The aurora photographed from the International Space Station. NASA / ESA

Let’s just keep the fun going, shall we? First the eclipse, then the Venus-Jupiter conjunction topped by a display of the northern lights. A recent coronal hole on the sun could fire up a G1 minor storm this evening starting at nightfall and continuing through about 1 a.m. (Central time). Holes are regions in the sun’s corona where the magnetic field opens into space. Instead of constrained to the sun, the field lines reach outward like those snakes uncoiling from Medusa’s head and send high-speed streams of electrons and protons toward the Earth. If they arrive pointed in the right direction, they connect with our planet’s magnetic field and find their way into the atmosphere to initiate the aurora.
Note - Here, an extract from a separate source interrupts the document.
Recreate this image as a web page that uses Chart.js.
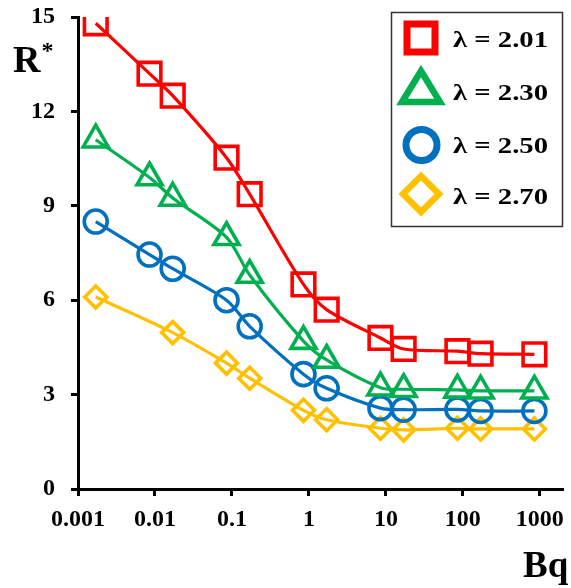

This coronal hole, photographed here on Jan. 21 with NASA’s Solar Dynamics Observatory, has been huffing and puffing a subatomic solar soup in Earth’s direction. The sun looks strange because the photo was taken in far ultraviolet light. Regular light photos can’t show coronal holes and other magnetic features in the sun’s atmosphere. NASA/SDO

Let’s hope the forecast makes good. G1 storms usually are only visible from the northern regions of the northern border states, Canada and northern Europe and Russia. But I’ve seen minor storms become moderate ones with visibility extending further south into the central U.S. The best thing is just to go out and look tonight. If the aurora is active, you’ll see an arc-shaped glow — maybe with a hint of green coloration — low in the northern sky. Auroras typically show better around midnight, so if you don’t see anything at 7 or 8, try again before you go to bed. Be sure to allow your eyes at least 5 minutes to adapt to the darkness before calling off your search. You can also check the Aurora – 30 minute forecast to see the extent of the auroral oval. If its edge is over your location or close by, you have an excellent chance of seeing the aurora.

7 Responses

  1. Edward M Boll

    I looked before clouds came in. I did not see northern lights. Just curious. Have you looked at Comet Stephan Oterma lately? It is overhead during the night and reported still brighter than magnitude 11.

    1. astrobob

      It looks like the lights may arrive today sometime — behind schedule. I last observed 38P about two weeks ago but not lately. I did get a nice look a week ago at Y1 Iwamoto. I think it will be a nice one soon!

  2. Edward M. Boll

    Yes, I have not looked for Y1 yet. I was going to look for Wirtanen last night, but st 17 below and breezy just decided to scan stars with binoculars for about 3 minutes.